Submitted by: Mark Van Ells

Category: Books

It has now been a century since World War I began, but America’s role in this colossal struggle has been largely forgotten on both sides of the Atlantic. Historian and travel writer Mark D. Van Ells aims to change that.

America and World War I follows in the footsteps of the Doughboy—as the U.S. soldier of the Great War was known—from the training camps of the United States to the frontlines of Europe and back again. Tracing the totality of America’s experience from the factors that led the nation to enter the war in April 1917 to the armistice in November 1918, his riveting narrative describes a military buildup on a scale the world had never seen, as well as the war’s major battles and campaigns and, throughout, it leads the traveler to the memorials erected in the Doughboys’ wake, as well as to the many places that remain unmarked and uncommemorated.

Through their own words, we learn the feelings of those young men and women who served in the war. What were their private thoughts and fears? Their personal memories? Such eyewitness accounts, woven into the fabric of each chapter, give this absorbingly written book an immediacy and vividness that marks a new departure in guidebooks.

The American Legion was founded by World War I veterans in 1919, a fact that does not escape the author’s attention. Legion-related sites featured in the book include a plaque in Paris commemorating the founding of the organization, an American Legion post in Paris that is now a posh hotel, and the Emil A. Blackmore Museum in the American Legion headquarters building in Indianapolis.

Complete with photographs, the voices of the doughboys themselves, and up-to-date travel information, America and World War I is an indispensible guide for those who wish to explore this vital but neglected chapter in the American and European experience.

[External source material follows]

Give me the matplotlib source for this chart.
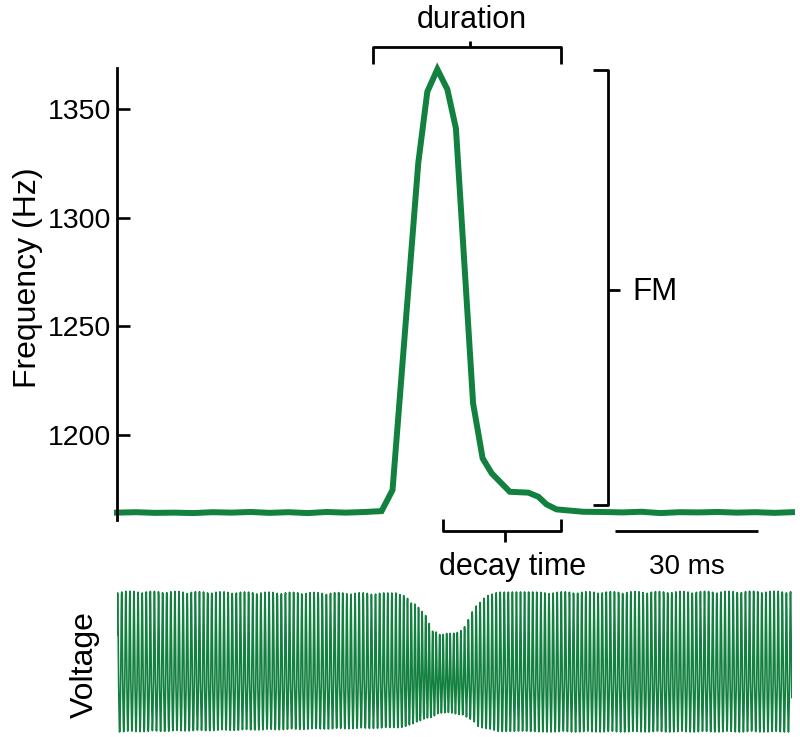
import numpy as np
from matplotlib import pyplot as plt

plt.rcParams['font.family'] = ['Liberation Sans', 'DejaVu Sans']

# frequency trace (ms, Hz)
time_ms = [0, 4, 8, 12, 16, 20, 24, 28, 32, 36, 40, 44, 48, 52, 55.5,
           57.8, 63.2, 65.1, 67.2, 69.3, 71.1, 74.7, 76.7, 78.6, 82.4, 86.3,
           88.4, 90.1, 92.2, 97.8,
           102, 106, 110, 114, 118, 122, 126, 130, 134, 138, 141.6]
freq_hz = [1164.3, 1164.5, 1164.2, 1164.3, 1164.1, 1164.5, 1164.3, 1164.6, 1164.2,
           1164.5, 1164.1, 1164.6, 1164.3, 1164.6, 1165.0,
           1174.7, 1325.2, 1358.0, 1368.3, 1359.1, 1341.1, 1214.6, 1189.3, 1182.4,
           1173.9, 1173.5, 1171.6, 1168.1, 1165.8, 1164.7,
           1164.6, 1164.4, 1164.7, 1164.1, 1164.5, 1164.4, 1164.6, 1164.3, 1164.5,
           1164.2, 1164.5]

# amplitude envelope of the voltage trace (ms, upper lobe, lower lobe)
env_ms = [0, 59.4, 61.5, 63.2, 64.7, 66.2, 67.7, 70.2, 72.3, 73.3, 74.4, 75.9,
          77.5, 80.0, 141.6]
env_up = [94, 92, 85, 78, 70, 55, 51, 52, 55, 61, 73, 83, 89, 93, 94]
env_lo = [47, 43, 40, 37, 34, 32, 28, 28, 30, 32, 35, 42, 44, 47, 47]

ticks = [1200, 1250, 1300, 1350]
green = '#12803f'

fig = plt.figure(figsize=(8, 7.37), dpi=100)
ax = fig.add_axes([0.14625, 0.2944, 0.84375, 0.6133])
ax.plot(time_ms, freq_hz, color=green, lw=4.3, solid_joinstyle='miter', clip_on=False)
ax.set_xlim(0, 141.6)
ax.set_ylim(1160.9, 1368.9)
ax.set_yticks(ticks)
ax.tick_params(axis='y', direction='in', length=9.5, width=1.9, labelsize=20.5, pad=4)
ax.set_xticks([])
for s in ['top', 'right', 'bottom']:
    ax.spines[s].set_visible(False)
ax.spines['left'].set_linewidth(2)

k = dict(color='black', lw=2, clip_on=False, solid_capstyle='butt')
# duration bracket
ax.plot([53.7, 53.7, 93.1, 93.1], [1370.7, 1378.5, 1378.5, 1370.7], **k)
ax.plot([74.05, 74.05], [1378.5, 1381.3], **k)
ax.text(74.5, 1391.0, 'duration', ha='center', va='center', fontsize=22)
# FM bracket
ax.plot([99.9, 103.0, 103.0, 99.9], [1367.9, 1367.9, 1167.8, 1167.8], **k)
ax.plot([103.0, 105.5], [1266.7, 1266.7], **k)
ax.text(108.2, 1265.8, 'FM', ha='left', va='center', fontsize=22.5)
# decay time bracket
ax.plot([68.4, 68.4, 93.1, 93.1], [1161.3, 1155.8, 1155.8, 1161.3], **k)
ax.plot([81.4, 81.4], [1155.8, 1150.8], **k)
ax.text(82.9, 1139.3, 'decay time', ha='center', va='center', fontsize=22)
# scale bar
ax.plot([104.5, 134.5], [1155.8, 1155.8], **k)
ax.text(119.6, 1139.3, '30 ms', ha='center', va='center', fontsize=20)

fig.text(28 / 800, 1 - 278 / 737, 'Frequency (Hz)', rotation=90, ha='center',
         va='center', fontsize=23)

# voltage: oscillation following the frequency trace
dt = 0.05
tv = np.arange(0, 141.6, dt)
f = np.interp(tv, time_ms, freq_hz)
ph = 2 * np.pi * np.cumsum(f * dt / 1000.0) + 0.3
up = np.interp(tv, env_ms, env_up)
lo = np.interp(tv, env_ms, env_lo)
s = np.sin(ph)
v = up * np.clip(s, 0, None) ** 1.3 - lo * np.clip(-s, 0, None) ** 1.3

bx = fig.add_axes([0.14625, 0.0027, 0.84375, 0.2035])
bx.plot(tv, v, color=green, lw=1.2)
bx.set_xlim(0, 141.6)
bx.set_ylim(-50, 100)
bx.axis('off')
fig.text(85 / 800, 1 - 665 / 737, 'Voltage', rotation=90, ha='center',
         va='center', fontsize=23)

plt.savefig('out.png', dpi=100)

Mark D. Van Ells is Professor of History at Queensborough Community College of the City University of New York. Dr. Van Ells writes scholarly works as well as books and articles for general audiences on history and travel. His books include To Hear Only Thunder Again: America’s World War II Veterans Come Home (2001), a study of veteran readjustment following the Second World War, and his travel articles on historic places have appeared in numerous periodicals, among them America in WWII, Military History, Naval History, Stars & Stripes, and World War II. He is also a veteran of the U.S. Air Force (1982-1986). His website is markdvanells.com.

About the author:

Mark D. Van Ells is Professor of History at Queensborough Community College of the City University of New York. He received his Ph.D. in History from the University of Wisconsin – Madison in 1999, and is a native of the Badger State. Prior to his position at Queensborough, he taught for Mt. Senario College and the University of Wisconsin – Platteville. Dr. Van Ells also served as Archivist/Historian at the Wisconsin Veterans Museum in Madison from 1994 to 1998. Among his duties at the museum was the conduct of the Wisconsin Veterans Oral History Program, in which he interviewed nearly 200 veterans who served in conflicts ranging from World War I to Somalia. His research specialties include the cultural history of U.S. military, immigration and ethnicity, World War II, and popular culture.